> [SET TASK]
Copy out each line exactly; pictures stay out of the copy.

> [STORED DATA]
______
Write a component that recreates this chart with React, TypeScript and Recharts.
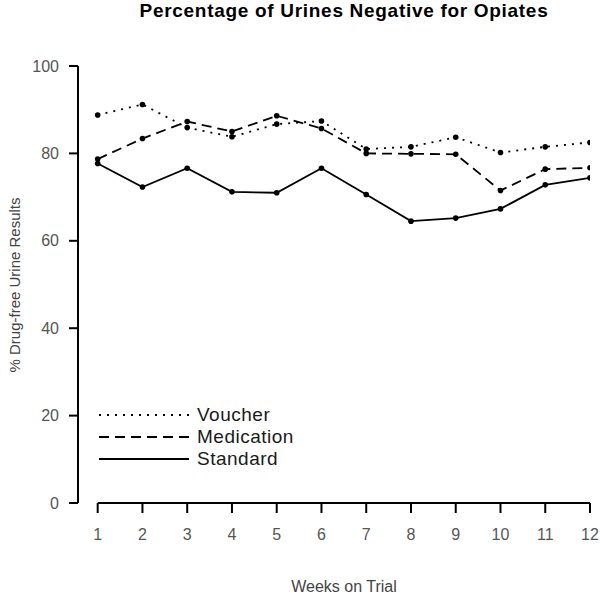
import { LineChart, Line, XAxis, YAxis, ReferenceLine } from 'recharts'

const weeks = [1, 2, 3, 4, 5, 6, 7, 8, 9, 10, 11, 12]
const voucher = [88.8, 91.2, 85.9, 83.8, 86.7, 87.4, 81.0, 81.5, 83.7, 80.2, 81.5, 82.5]
const medication = [78.7, 83.4, 87.3, 85.0, 88.6, 85.7, 80.0, 79.9, 79.8, 71.5, 76.4, 76.7]
const standard = [77.7, 72.3, 76.6, 71.2, 71.0, 76.6, 70.6, 64.5, 65.2, 67.3, 72.8, 74.4]
const yTicks = [0, 20, 40, 60, 80, 100]

const FONT = '"Liberation Sans", Arial, sans-serif'

const series = [
  { key: 'voucher', name: 'Voucher', dash: '2 6' },
  { key: 'medication', name: 'Medication', dash: '10 6' },
  { key: 'standard', name: 'Standard', dash: undefined },
]

const data = weeks.map((w, i) => ({
  week: w,
  voucher: voucher[i],
  medication: medication[i],
  standard: standard[i],
}))

const Dot = (props: any) => {
  const { cx, cy, index } = props
  if (cx == null || cy == null) return <g key={index} />
  return <circle key={index} cx={cx} cy={cy} r={2.8} fill="#000" stroke="none" />
}

// legend drawn as an overlay so it doesn't shrink the plot area
const LegendBox = () => (
  <div style={{ position: 'absolute', left: 98, top: 404, fontFamily: FONT }}>
    {series.map(s => (
      <div key={s.key} style={{ display: 'flex', alignItems: 'center', height: 22 }}>
        <svg width={92} height={22}>
          <line x1={1} y1={11} x2={91} y2={11} stroke="#000" strokeWidth={2} strokeDasharray={s.dash} />
        </svg>
        <span style={{ marginLeft: 7, fontSize: 19, letterSpacing: 0.5, color: '#1a1a1a' }}>{s.name}</span>
      </div>
    ))}
  </div>
)

export default function App() {
  return (
    <div style={{ position: 'absolute', left: 0, top: 0, width: 601, height: 600, background: '#fff', fontFamily: FONT }}>
      <div style={{ position: 'absolute', left: 78, width: 532, top: 0, textAlign: 'center', fontSize: 19, letterSpacing: 0.7, fontWeight: 'bold', color: '#000' }}>
        Percentage of Urines Negative for Opiates
      </div>
      <div style={{ position: 'absolute', left: 78, width: 532, top: 578, textAlign: 'center', fontSize: 16, color: '#444' }}>
        Weeks on Trial
      </div>
      <div style={{ position: 'absolute', left: 14, top: 285, width: 0, height: 0 }}>
        <div style={{ position: 'absolute', transform: 'translate(-50%, -50%) rotate(-90deg)', whiteSpace: 'nowrap', fontSize: 15, color: '#444' }}>
          % Drug-free Urine Results
        </div>
      </div>
      <LineChart width={601} height={600} data={data} margin={{ top: 66, right: 11, bottom: 0, left: 0 }}>
        <XAxis
          dataKey="week"
          type="number"
          domain={[0.56, 12]}
          ticks={weeks}
          allowDataOverflow
          height={97}
          axisLine={false}
          tickSize={10}
          tickMargin={16}
          tickLine={{ stroke: '#000', strokeWidth: 2 }}
          tick={{ fill: '#555', fontSize: 16, fontFamily: FONT }}
        />
        <YAxis
          type="number"
          domain={[0, 100]}
          ticks={yTicks}
          width={78}
          axisLine={{ stroke: '#000', strokeWidth: 2 }}
          tickSize={9}
          tickMargin={10}
          tickLine={{ stroke: '#000', strokeWidth: 2 }}
          tick={{ fill: '#555', fontSize: 16, fontFamily: FONT }}
        />
        <ReferenceLine
          segment={[{ x: 1, y: 0 }, { x: 12, y: 0 }]}
          stroke="#000"
          strokeWidth={2}
          ifOverflow="visible"
        />
        {series.map(s => (
          <Line
            key={s.key}
            type="linear"
            dataKey={s.key}
            name={s.name}
            stroke="#000"
            strokeWidth={1.8}
            strokeDasharray={s.dash}
            dot={<Dot />}
            activeDot={false}
            isAnimationActive={false}
          />
        ))}
      </LineChart>
      <LegendBox />
    </div>
  )
}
______
> [EXERCISE SOLUTION]
Write a component that recreates this chart with React, TypeScript and Recharts.
import { LineChart, Line, XAxis, YAxis, ReferenceLine } from 'recharts'

const weeks = [1, 2, 3, 4, 5, 6, 7, 8, 9, 10, 11, 12]
const voucher = [88.8, 91.2, 85.9, 83.8, 86.7, 87.4, 81.0, 81.5, 83.7, 80.2, 81.5, 82.5]
const medication = [78.7, 83.4, 87.3, 85.0, 88.6, 85.7, 80.0, 79.9, 79.8, 71.5, 76.4, 76.7]
const standard = [77.7, 72.3, 76.6, 71.2, 71.0, 76.6, 70.6, 64.5, 65.2, 67.3, 72.8, 74.4]
const yTicks = [0, 20, 40, 60, 80, 100]

const FONT = '"Liberation Sans", Arial, sans-serif'

const series = [
  { key: 'voucher', name: 'Voucher', dash: '2 6' },
  { key: 'medication', name: 'Medication', dash: '10 6' },
  { key: 'standard', name: 'Standard', dash: undefined },
]

const data = weeks.map((w, i) => ({
  week: w,
  voucher: voucher[i],
  medication: medication[i],
  standard: standard[i],
}))

const Dot = (props: any) => {
  const { cx, cy, index } = props
  if (cx == null || cy == null) return <g key={index} />
  return <circle key={index} cx={cx} cy={cy} r={2.8} fill="#000" stroke="none" />
}

// legend drawn as an overlay so it doesn't shrink the plot area
const LegendBox = () => (
  <div style={{ position: 'absolute', left: 98, top: 404, fontFamily: FONT }}>
    {series.map(s => (
      <div key={s.key} style={{ display: 'flex', alignItems: 'center', height: 22 }}>
        <svg width={92} height={22}>
          <line x1={1} y1={11} x2={91} y2={11} stroke="#000" strokeWidth={2} strokeDasharray={s.dash} />
        </svg>
        <span style={{ marginLeft: 7, fontSize: 19, letterSpacing: 0.5, color: '#1a1a1a' }}>{s.name}</span>
      </div>
    ))}
  </div>
)

export default function App() {
  return (
    <div style={{ position: 'absolute', left: 0, top: 0, width: 601, height: 600, background: '#fff', fontFamily: FONT }}>
      <div style={{ position: 'absolute', left: 78, width: 532, top: 0, textAlign: 'center', fontSize: 19, letterSpacing: 0.7, fontWeight: 'bold', color: '#000' }}>
        Percentage of Urines Negative for Opiates
      </div>
      <div style={{ position: 'absolute', left: 78, width: 532, top: 578, textAlign: 'center', fontSize: 16, color: '#444' }}>
        Weeks on Trial
      </div>
      <div style={{ position: 'absolute', left: 14, top: 285, width: 0, height: 0 }}>
        <div style={{ position: 'absolute', transform: 'translate(-50%, -50%) rotate(-90deg)', whiteSpace: 'nowrap', fontSize: 15, color: '#444' }}>
          % Drug-free Urine Results
        </div>
      </div>
      <LineChart width={601} height={600} data={data} margin={{ top: 66, right: 11, bottom: 0, left: 0 }}>
        <XAxis
          dataKey="week"
          type="number"
          domain={[0.56, 12]}
          ticks={weeks}
          allowDataOverflow
          height={97}
          axisLine={false}
          tickSize={10}
          tickMargin={16}
          tickLine={{ stroke: '#000', strokeWidth: 2 }}
          tick={{ fill: '#555', fontSize: 16, fontFamily: FONT }}
        />
        <YAxis
          type="number"
          domain={[0, 100]}
          ticks={yTicks}
          width={78}
          axisLine={{ stroke: '#000', strokeWidth: 2 }}
          tickSize={9}
          tickMargin={10}
          tickLine={{ stroke: '#000', strokeWidth: 2 }}
          tick={{ fill: '#555', fontSize: 16, fontFamily: FONT }}
        />
        <ReferenceLine
          segment={[{ x: 1, y: 0 }, { x: 12, y: 0 }]}
          stroke="#000"
          strokeWidth={2}
          ifOverflow="visible"
        />
        {series.map(s => (
          <Line
            key={s.key}
            type="linear"
            dataKey={s.key}
            name={s.name}
            stroke="#000"
            strokeWidth={1.8}
            strokeDasharray={s.dash}
            dot={<Dot />}
            activeDot={false}
            isAnimationActive={false}
          />
        ))}
      </LineChart>
      <LegendBox />
    </div>
  )
}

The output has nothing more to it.